| Written instruction |
Reproduce the records below exactly as they appear, omitting any pictures they contain.

[Figure scripts]
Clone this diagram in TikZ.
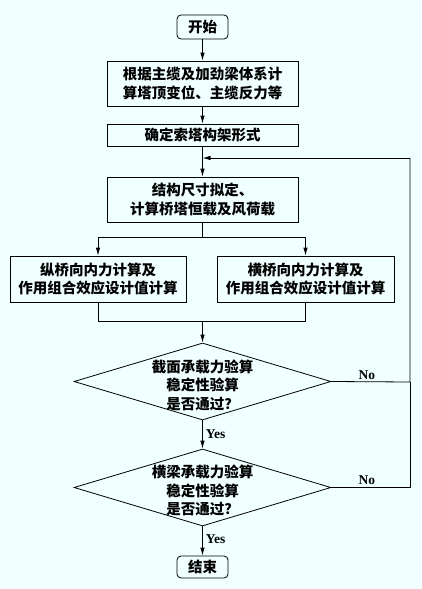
\documentclass[tikz,border=0pt]{standalone}
\usepackage{fontspec}
\newfontfamily\cjk{Noto Sans CJK SC}
\setmainfont{Liberation Serif}
\usetikzlibrary{shapes.geometric,arrows.meta}
\definecolor{bgc}{RGB}{240,255,255}
\begin{document}
\begin{tikzpicture}[x=1pt,y=-1pt,
  every node/.style={font=\cjk\bfseries\fontsize{14.5}{18.5}\selectfont, align=center, inner sep=0pt},
  box/.style={draw, line width=0.8pt, rectangle},
  term/.style={draw, line width=0.8pt, rectangle, rounded corners=4pt},
  dia/.style={draw, line width=0.8pt, diamond, minimum width=257pt, minimum height=77pt},
  lab/.style={font=\bfseries\fontsize{13.5}{15}\selectfont},
  conn/.style={line width=0.8pt},
  arr/.style={conn, -{Latex[length=8pt,width=4.5pt]}}
]
\fill[bgc] (0,0) rectangle (422,589);
\useasboundingbox (0,0) rectangle (422,589);

\node[term, minimum width=51pt, minimum height=24pt] (start) at (202.5,27) {开始};
\node[box, minimum width=191pt, minimum height=45pt] (b1) at (202.5,83.5) {根据主缆及加劲梁体系计\\算塔顶变位、主缆反力等};
\node[box, minimum width=191pt, minimum height=22pt] (b2) at (202.5,135) {确定索塔构架形式};
\node[box, minimum width=191pt, minimum height=45pt] (b3) at (202.5,199.5) {结构尺寸拟定、\\计算桥塔恒载及风荷载};
\node[box, minimum width=176pt, minimum height=46pt] (bl) at (98,279) {纵桥向内力计算及\\作用组合效应设计值计算};
\node[box, minimum width=177pt, minimum height=46pt] (br) at (305.5,279) {横桥向内力计算及\\作用组合效应设计值计算};
\node[dia] (d1) at (202.5,381.5) {};
\node (t1) at (202.5,385) {截面承载力验算\\稳定性验算\\是否通过？};
\node[dia] (d2) at (202.5,487.5) {};
\node (t2) at (202.5,490.5) {横梁承载力验算\\稳定性验算\\是否通过？};
\node[term, minimum width=51pt, minimum height=22pt] (end) at (202.5,567) {结束};

\coordinate (split) at (202.5,237);
\coordinate (sl) at (98,237);
\coordinate (sr) at (305.5,237);
\coordinate (jl) at (98,321);
\coordinate (jr) at (305.5,321);
\coordinate (jm) at (202.5,321);
\coordinate (loopb) at (410,382);
\coordinate (loopt) at (410,158);
\coordinate (entry) at (202.5,158);

\draw[arr] (start) -- (b1);
\draw[arr] (b1) -- (b2);
\draw[arr] (b2) -- (b3);
\draw[conn] (b3.south) -- (split);
\draw[conn] (sl) -- (sr);
\draw[arr] (sl) -- (bl.north);
\draw[arr] (sr) -- (br.north);
\draw[conn] (bl.south) -- (jl) -- (jr) -- (br.south);
\draw[arr] (jm) -- (d1.north);
\draw[arr] (d1.south) -- node[lab, right=3pt, pos=0.5] {Yes} (d2.north);
\draw[arr] (d2.south) -- node[lab, right=3pt, pos=0.45] {Yes} (end.north);
\draw[conn] (d1.east) -- node[lab, above=2pt, pos=0.45] {No} (loopb) -- (loopt);
\draw[arr] (loopt) -- (entry);
\draw[conn] (d2.east) -- node[lab, above=2pt, pos=0.45] {No} (d2.east -| loopb) -- (loopb);
\end{tikzpicture}
\end{document}
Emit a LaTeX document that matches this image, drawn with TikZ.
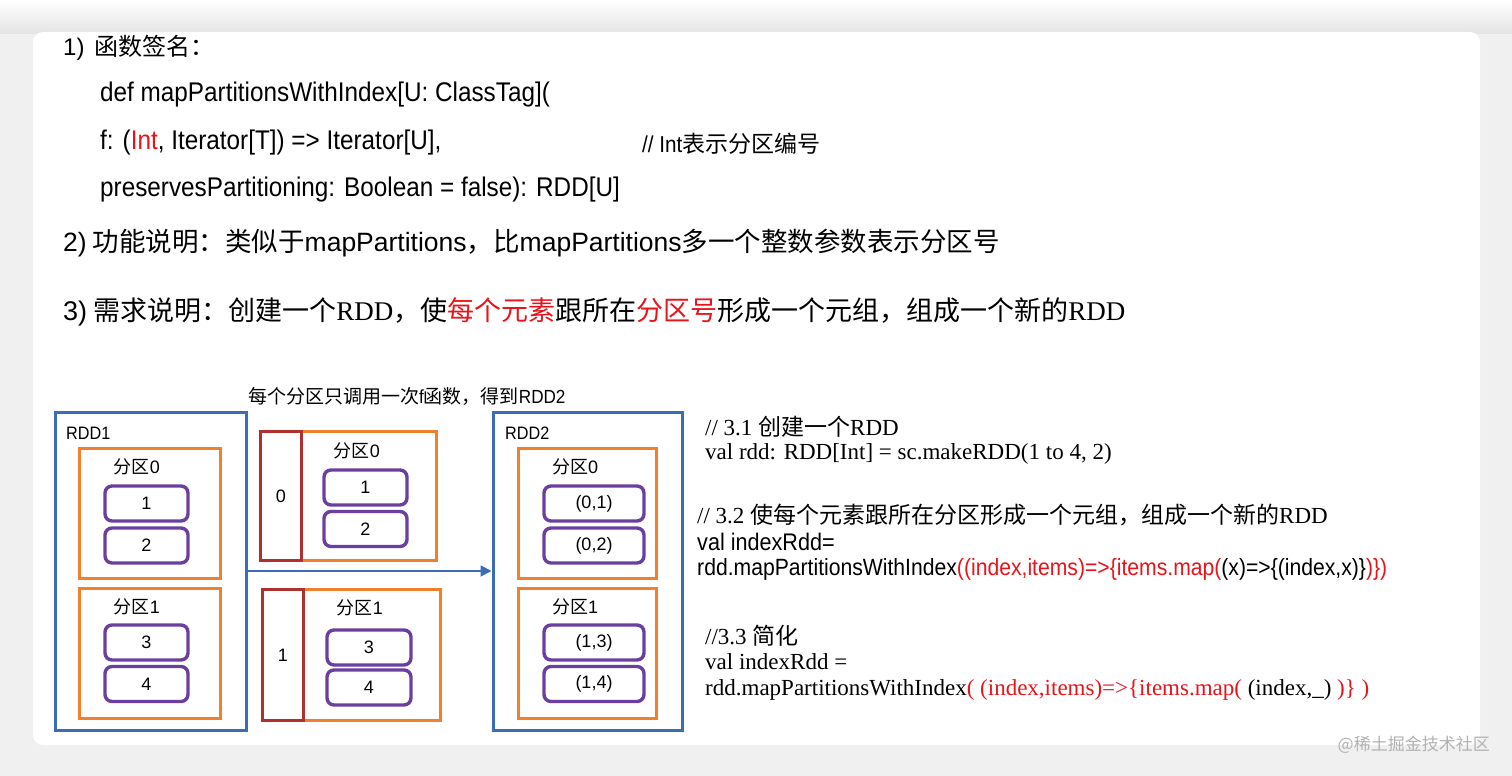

| The result |
Clone this diagram in TikZ.
\documentclass[tikz,border=0pt]{standalone}
\usepackage{fontspec}
\newfontfamily\cjk{Noto Sans CJK SC}
\setmainfont{Liberation Serif}
\usetikzlibrary{shapes.geometric,arrows.meta}
\definecolor{bgc}{RGB}{240,255,255}
\begin{document}
\begin{tikzpicture}[x=1pt,y=-1pt,
  every node/.style={font=\cjk\bfseries\fontsize{14.5}{18.5}\selectfont, align=center, inner sep=0pt},
  box/.style={draw, line width=0.8pt, rectangle},
  term/.style={draw, line width=0.8pt, rectangle, rounded corners=4pt},
  dia/.style={draw, line width=0.8pt, diamond, minimum width=257pt, minimum height=77pt},
  lab/.style={font=\bfseries\fontsize{13.5}{15}\selectfont},
  conn/.style={line width=0.8pt},
  arr/.style={conn, -{Latex[length=8pt,width=4.5pt]}}
]
\fill[bgc] (0,0) rectangle (422,589);
\useasboundingbox (0,0) rectangle (422,589);

\node[term, minimum width=51pt, minimum height=24pt] (start) at (202.5,27) {开始};
\node[box, minimum width=191pt, minimum height=45pt] (b1) at (202.5,83.5) {根据主缆及加劲梁体系计\\算塔顶变位、主缆反力等};
\node[box, minimum width=191pt, minimum height=22pt] (b2) at (202.5,135) {确定索塔构架形式};
\node[box, minimum width=191pt, minimum height=45pt] (b3) at (202.5,199.5) {结构尺寸拟定、\\计算桥塔恒载及风荷载};
\node[box, minimum width=176pt, minimum height=46pt] (bl) at (98,279) {纵桥向内力计算及\\作用组合效应设计值计算};
\node[box, minimum width=177pt, minimum height=46pt] (br) at (305.5,279) {横桥向内力计算及\\作用组合效应设计值计算};
\node[dia] (d1) at (202.5,381.5) {};
\node (t1) at (202.5,385) {截面承载力验算\\稳定性验算\\是否通过？};
\node[dia] (d2) at (202.5,487.5) {};
\node (t2) at (202.5,490.5) {横梁承载力验算\\稳定性验算\\是否通过？};
\node[term, minimum width=51pt, minimum height=22pt] (end) at (202.5,567) {结束};

\coordinate (split) at (202.5,237);
\coordinate (sl) at (98,237);
\coordinate (sr) at (305.5,237);
\coordinate (jl) at (98,321);
\coordinate (jr) at (305.5,321);
\coordinate (jm) at (202.5,321);
\coordinate (loopb) at (410,382);
\coordinate (loopt) at (410,158);
\coordinate (entry) at (202.5,158);

\draw[arr] (start) -- (b1);
\draw[arr] (b1) -- (b2);
\draw[arr] (b2) -- (b3);
\draw[conn] (b3.south) -- (split);
\draw[conn] (sl) -- (sr);
\draw[arr] (sl) -- (bl.north);
\draw[arr] (sr) -- (br.north);
\draw[conn] (bl.south) -- (jl) -- (jr) -- (br.south);
\draw[arr] (jm) -- (d1.north);
\draw[arr] (d1.south) -- node[lab, right=3pt, pos=0.5] {Yes} (d2.north);
\draw[arr] (d2.south) -- node[lab, right=3pt, pos=0.45] {Yes} (end.north);
\draw[conn] (d1.east) -- node[lab, above=2pt, pos=0.45] {No} (loopb) -- (loopt);
\draw[arr] (loopt) -- (entry);
\draw[conn] (d2.east) -- node[lab, above=2pt, pos=0.45] {No} (d2.east -| loopb) -- (loopb);
\end{tikzpicture}
\end{document}
Emit a LaTeX document that matches this image, drawn with TikZ.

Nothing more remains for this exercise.